Well no they don't. They educate our children, and I believe that they are undervalued and under appreciated. And I can understand why so many joined yesterday's strike in the UK. But I'm sure that I was not the only person who got annoyed every time the teachers stridently condemned any parent who dared to complain about the disruption to their child care plans. Can we get real here please?
First of all I am going to refer to working mothers, though I know the cost of child care should be shared and that mothers in the home also work - I am one now, I should know.
Anyway most working mothers are delighted when their kids start school because working did not pay for many of us when they are small - you stay in the workforce to keep your job or your sanity or both. You only start to make money once you wave good bye to the creche fees. But while organising childcare for school going children is much cheaper, it is also much more complicated, what with holidays, staff training days, mid term breaks, sick children, snow, and few of us can afford a childminder on standby to cover for all eventualities. But that is what employers expect. Employers expect us to be in work every day, whether the teachers are or not. Our children have to be invisible. Whenever I took time off to care for a sick child, my clients were told that I was sick. Oh and I wasn't paid.

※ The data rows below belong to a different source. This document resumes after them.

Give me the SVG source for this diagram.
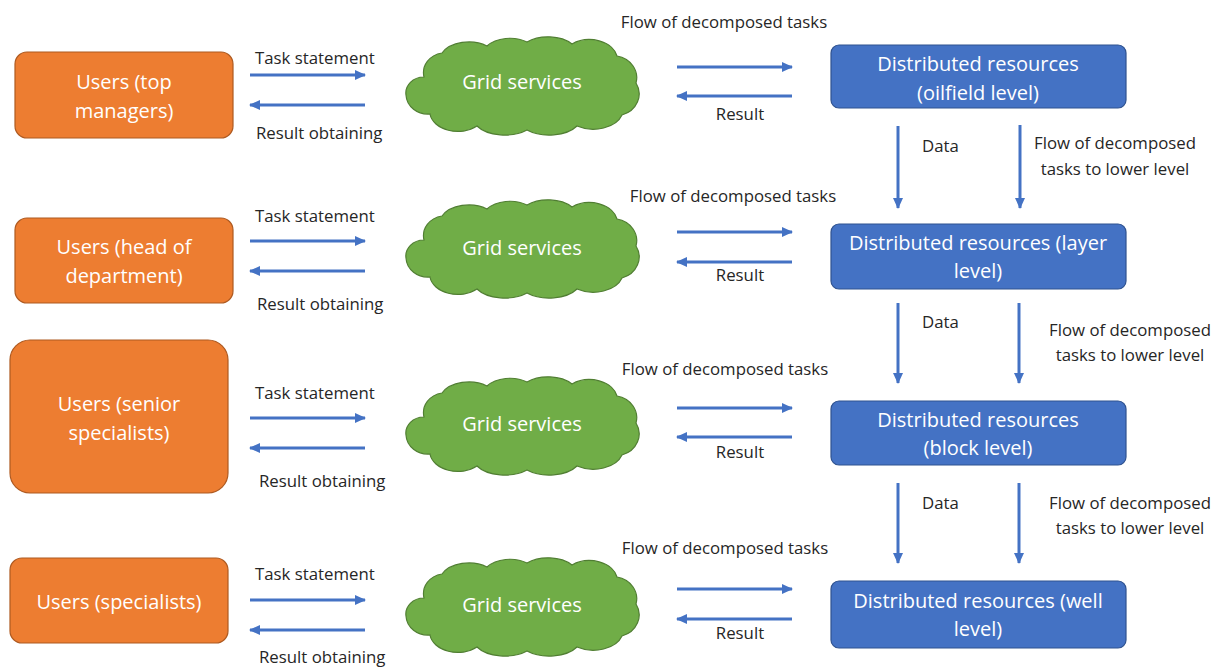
<svg xmlns="http://www.w3.org/2000/svg" width="1228" height="668" viewBox="0 0 1228 668">
<style>
.user{fill:#ED7D31;stroke:#AE5A21;stroke-width:1.2}
.res{fill:#4472C4;stroke:#2F528F;stroke-width:1.2}
.cloud{fill:#70AD47;stroke:#507E32;stroke-width:1.2}
.bt{font-family:"Open Sans","Liberation Sans",sans-serif;font-size:20px;fill:#FFFFFF;text-anchor:middle}
.lb{font-family:"Open Sans","Liberation Sans",sans-serif;font-size:16.8px;fill:#262626}
.mid{text-anchor:middle}
.ar{stroke:#4472C4;stroke-width:3;fill:none;marker-end:url(#ah)}
</style>
<defs>
<marker id="ah" markerUnits="userSpaceOnUse" markerWidth="12" markerHeight="12" refX="10" refY="5" orient="auto" viewBox="0 0 12 10">
<path d="M0,0 L11,5 L0,10 Z" fill="#4472C4"/>
</marker>
<path id="cl" d="M -98,-8 A 22,20 0 0 1 -80,-32 A 30,20 0 0 1 -35,-39 A 28,18 0 0 1 5,-43 A 30,18 0 0 1 50,-41 A 28,20 0 0 1 95,-29 A 24,22 0 0 1 114,-2 A 24,22 0 0 1 100,30 A 30,20 0 0 1 55,41 A 32,18 0 0 1 5,45 A 32,18 0 0 1 -45,41 A 28,20 0 0 1 -92,29 A 22,20 0 0 1 -116,10 A 18,16 0 0 1 -98,-8 Z"/>
</defs>

<g id="users-top">
<rect class="user" x="15" y="52" width="218" height="86" rx="12"/>
<text class="bt" x="124" y="89">Users (top</text>
<text class="bt" x="124" y="118">managers)</text>
</g>
<g id="users-head">
<rect class="user" x="15" y="218" width="218" height="85" rx="12"/>
<text class="bt" x="124" y="254">Users (head of</text>
<text class="bt" x="124" y="283">department)</text>
</g>
<g id="users-senior">
<rect class="user" x="10" y="340" width="218" height="153" rx="20"/>
<text class="bt" x="119" y="411">Users (senior</text>
<text class="bt" x="119" y="440">specialists)</text>
</g>
<g id="users-spec">
<rect class="user" x="10" y="558" width="218" height="85" rx="12"/>
<text class="bt" x="119" y="609">Users (specialists)</text>
</g>

<g id="grid-1"><use href="#cl" class="cloud" transform="translate(522,85)"/><text class="bt" x="522" y="89">Grid services</text></g>
<g id="grid-2"><use href="#cl" class="cloud" transform="translate(522,248)"/><text class="bt" x="522" y="255">Grid services</text></g>
<g id="grid-3"><use href="#cl" class="cloud" transform="translate(522,425)"/><text class="bt" x="522" y="431">Grid services</text></g>
<g id="grid-4"><use href="#cl" class="cloud" transform="translate(522,606)"/><text class="bt" x="522" y="612">Grid services</text></g>

<g id="res-oilfield">
<rect class="res" x="831" y="45" width="295" height="63" rx="8"/>
<text class="bt" x="978" y="71">Distributed resources</text>
<text class="bt" x="978" y="100">(oilfield level)</text>
</g>
<g id="res-layer">
<rect class="res" x="831" y="224" width="295" height="65" rx="8"/>
<text class="bt" x="978" y="250">Distributed resources (layer</text>
<text class="bt" x="978" y="278">level)</text>
</g>
<g id="res-block">
<rect class="res" x="831" y="401" width="295" height="64" rx="8"/>
<text class="bt" x="978" y="427">Distributed resources</text>
<text class="bt" x="978" y="455">(block level)</text>
</g>
<g id="res-well">
<rect class="res" x="831" y="581" width="295" height="67" rx="8"/>
<text class="bt" x="978" y="608">Distributed resources (well</text>
<text class="bt" x="978" y="636">level)</text>
</g>

<g id="connectors">
<line class="ar" x1="250" y1="75" x2="365" y2="75"/>
<line class="ar" x1="365" y1="105" x2="250" y2="105"/>
<line class="ar" x1="250" y1="241" x2="365" y2="241"/>
<line class="ar" x1="365" y1="271" x2="250" y2="271"/>
<line class="ar" x1="250" y1="418" x2="365" y2="418"/>
<line class="ar" x1="365" y1="448" x2="250" y2="448"/>
<line class="ar" x1="250" y1="600" x2="365" y2="600"/>
<line class="ar" x1="365" y1="630" x2="250" y2="630"/>

<line class="ar" x1="677" y1="67" x2="792" y2="67"/>
<line class="ar" x1="792" y1="96" x2="677" y2="96"/>
<line class="ar" x1="677" y1="232" x2="792" y2="232"/>
<line class="ar" x1="792" y1="262" x2="677" y2="262"/>
<line class="ar" x1="677" y1="408" x2="792" y2="408"/>
<line class="ar" x1="792" y1="437" x2="677" y2="437"/>
<line class="ar" x1="677" y1="589" x2="792" y2="589"/>
<line class="ar" x1="792" y1="619" x2="677" y2="619"/>

<line class="ar" x1="898" y1="126" x2="898" y2="208"/>
<line class="ar" x1="1020" y1="125" x2="1020" y2="208"/>
<line class="ar" x1="898" y1="303" x2="898" y2="383"/>
<line class="ar" x1="1019" y1="303" x2="1019" y2="383"/>
<line class="ar" x1="898" y1="483" x2="898" y2="563"/>
<line class="ar" x1="1019" y1="483" x2="1019" y2="563"/>
</g>

<g id="labels">
<text class="lb" x="255" y="64">Task statement</text>
<text class="lb" x="256" y="139">Result obtaining</text>
<text class="lb" x="255" y="222">Task statement</text>
<text class="lb" x="257" y="310">Result obtaining</text>
<text class="lb" x="255" y="399">Task statement</text>
<text class="lb" x="259" y="487">Result obtaining</text>
<text class="lb" x="255" y="580">Task statement</text>
<text class="lb" x="259" y="663">Result obtaining</text>

<text class="lb mid" x="724" y="28">Flow of decomposed tasks</text>
<text class="lb mid" x="740" y="120">Result</text>
<text class="lb mid" x="733" y="202">Flow of decomposed tasks</text>
<text class="lb mid" x="740" y="281">Result</text>
<text class="lb mid" x="725" y="375">Flow of decomposed tasks</text>
<text class="lb mid" x="740" y="458">Result</text>
<text class="lb mid" x="725" y="554">Flow of decomposed tasks</text>
<text class="lb mid" x="740" y="639">Result</text>

<text class="lb" x="922" y="152">Data</text>
<text class="lb mid" x="1115" y="149">Flow of decomposed</text>
<text class="lb mid" x="1115" y="175">tasks to lower level</text>
<text class="lb" x="922" y="328">Data</text>
<text class="lb mid" x="1130" y="336">Flow of decomposed</text>
<text class="lb mid" x="1130" y="361">tasks to lower level</text>
<text class="lb" x="922" y="509">Data</text>
<text class="lb mid" x="1130" y="509">Flow of decomposed</text>
<text class="lb mid" x="1130" y="534">tasks to lower level</text>
</g>
</svg>
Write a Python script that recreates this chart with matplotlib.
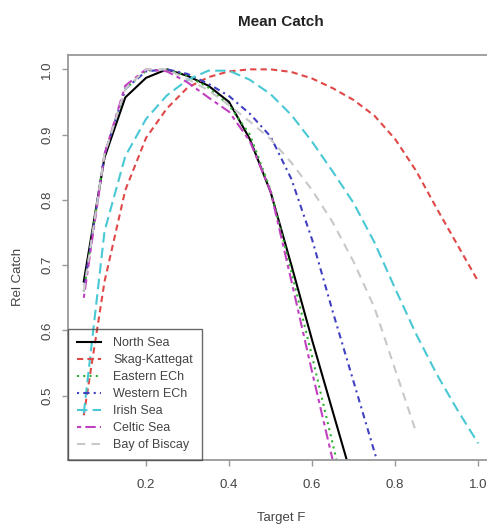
import numpy as np
import matplotlib.pyplot as plt

plt.rcParams["font.family"] = ["Liberation Sans", "DejaVu Sans"]

# Target F grid
target_f = [0.05, 0.10, 0.15, 0.20, 0.25, 0.30, 0.35, 0.40, 0.45, 0.50,
            0.55, 0.60, 0.65, 0.70, 0.75, 0.80, 0.85, 0.90, 0.95, 1.00]

nan = np.nan
north_sea = [0.675, 0.865, 0.957, 0.987, 1.000, 0.990, 0.975, 0.950, 0.893, 0.812,
             0.700, 0.585, 0.475, 0.365, nan, nan, nan, nan, nan, nan]
skag_kattegat = [0.470, 0.675, 0.815, 0.895, 0.940, 0.972, 0.988, 0.997, 1.000, 1.000,
                 0.996, 0.986, 0.971, 0.953, 0.929, 0.893, 0.845, 0.787, 0.731, 0.675]
eastern_ech = [0.660, 0.870, 0.970, 0.998, 1.000, 0.990, 0.972, 0.945, 0.900, 0.815,
               0.690, 0.560, 0.425, 0.290, nan, nan, nan, nan, nan, nan]
western_ech = [0.660, 0.870, 0.970, 0.997, 1.000, 0.993, 0.978, 0.959, 0.932, 0.897,
               0.832, 0.739, 0.628, 0.521, 0.414, 0.307, nan, nan, nan, nan]
irish_sea = [0.473, 0.752, 0.867, 0.924, 0.960, 0.984, 0.998, 0.998, 0.984, 0.962,
             0.930, 0.889, 0.843, 0.795, 0.735, 0.664, 0.595, 0.533, 0.478, 0.427]
celtic_sea = [0.650, 0.870, 0.975, 1.000, 0.997, 0.980, 0.957, 0.935, 0.890, 0.813,
              0.676, 0.536, 0.400, 0.270, nan, nan, nan, nan, nan, nan]
bay_of_biscay = [0.660, 0.870, 0.970, 1.000, 1.000, 0.985, 0.968, 0.945, 0.920, 0.893,
                 0.857, 0.815, 0.765, 0.705, 0.635, 0.540, 0.445, nan, nan, nan]

series = [
    ("North Sea", north_sea, "black", "-"),
    ("Skag-Kattegat", skag_kattegat, "#e04848", (0, (3, 2))),
    ("Eastern ECh", eastern_ech, "#30b030", (0, (1, 2))),
    ("Western ECh", western_ech, "#4040c0", (0, (1, 2, 3, 2))),
    ("Irish Sea", irish_sea, "#48c8d4", (0, (5, 2.5))),
    ("Celtic Sea", celtic_sea, "#c040c0", (0, (2, 2, 5, 2))),
    ("Bay of Biscay", bay_of_biscay, "#c8c8c8", (0, (4, 3))),
]

fig = plt.figure(figsize=(4.87, 5.27), dpi=100)
ax = fig.add_axes([68 / 487, 67 / 527, 426 / 487, 405 / 527])

for name, vals, col, ls in series:
    ax.plot(target_f, vals, color=col, linestyle=ls, linewidth=1.5, label=name)

ax.set_xlim(0.012, 1.038)
ax.set_ylim(0.4015, 1.022)
ax.set_xticks([0.2, 0.4, 0.6, 0.8, 1.0])
ax.set_xticklabels(["0.2", "0.4", "0.6", "0.8", "1.0"])
ax.set_yticks([0.5, 0.6, 0.7, 0.8, 0.9, 1.0])
ax.set_yticklabels(["0.5", "0.6", "0.7", "0.8", "0.9", "1.0"],
                   rotation=90, va="center")

for sp in ax.spines.values():
    sp.set_color("#999999")
    sp.set_linewidth(1.3)
ax.tick_params(axis="both", direction="out", length=4.5, width=1,
               color="#999999", labelsize=9.5, labelcolor="#444444")
ax.tick_params(axis="x", pad=9)
ax.tick_params(axis="y", pad=6)

leg = ax.legend(loc="lower left", bbox_to_anchor=(0, 0), borderaxespad=0,
                fontsize=9, handlelength=1.9, handletextpad=1.0,
                labelspacing=0.4, frameon=True, fancybox=False,
                borderpad=0.7)
leg.get_frame().set_facecolor("none")
leg.get_frame().set_edgecolor("#444444")
leg.get_frame().set_linewidth(1)
for t in leg.get_texts():
    t.set_color("#444444")

fig.text(281 / 487, 1 - 22 / 527, "Mean Catch", ha="center", va="center",
         fontsize=11, fontweight="bold", color="#222222")
fig.text(281 / 487, 1 - 518 / 527, "Target F", ha="center", va="center",
         fontsize=9.5, color="#444444")
fig.text(18 / 487, 1 - 277 / 527, "Rel Catch", ha="center", va="center",
         rotation=90, fontsize=9.5, color="#444444")

fig.savefig("out.png", dpi=100)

Many teachers are also working parents, so we're actually in this together. All working parents need help with childcare, and personally I believe that every school should have a breakfast and homework club: this can be good for some children as well as for working parents and would make better use of school buildings. Perhaps private companies could operate childcare in the school when it is closed - this did happen at aspie boy's former school, which is the main reason he went there.
I happen to think that most teachers are amazing people with huge talent and dedication - look what they've done for Smiley and aspie boy. There is no way that I could ever stand up in front of 30 children hour after hour trying to teach, control and care for them, day in, day out. The education of our children is vital for them and for the country's future. Yet in the Irish media all we hear is about the short working hours and long holidays that teachers 'enjoy'.
There seems to be a campaign to pit the public sector against the private sector, to impose cuts on both, while the architects of the current recession remain almost unscathed. Stop rising to the bait! Parents and teachers should be on the same side. Can we please all respect each other.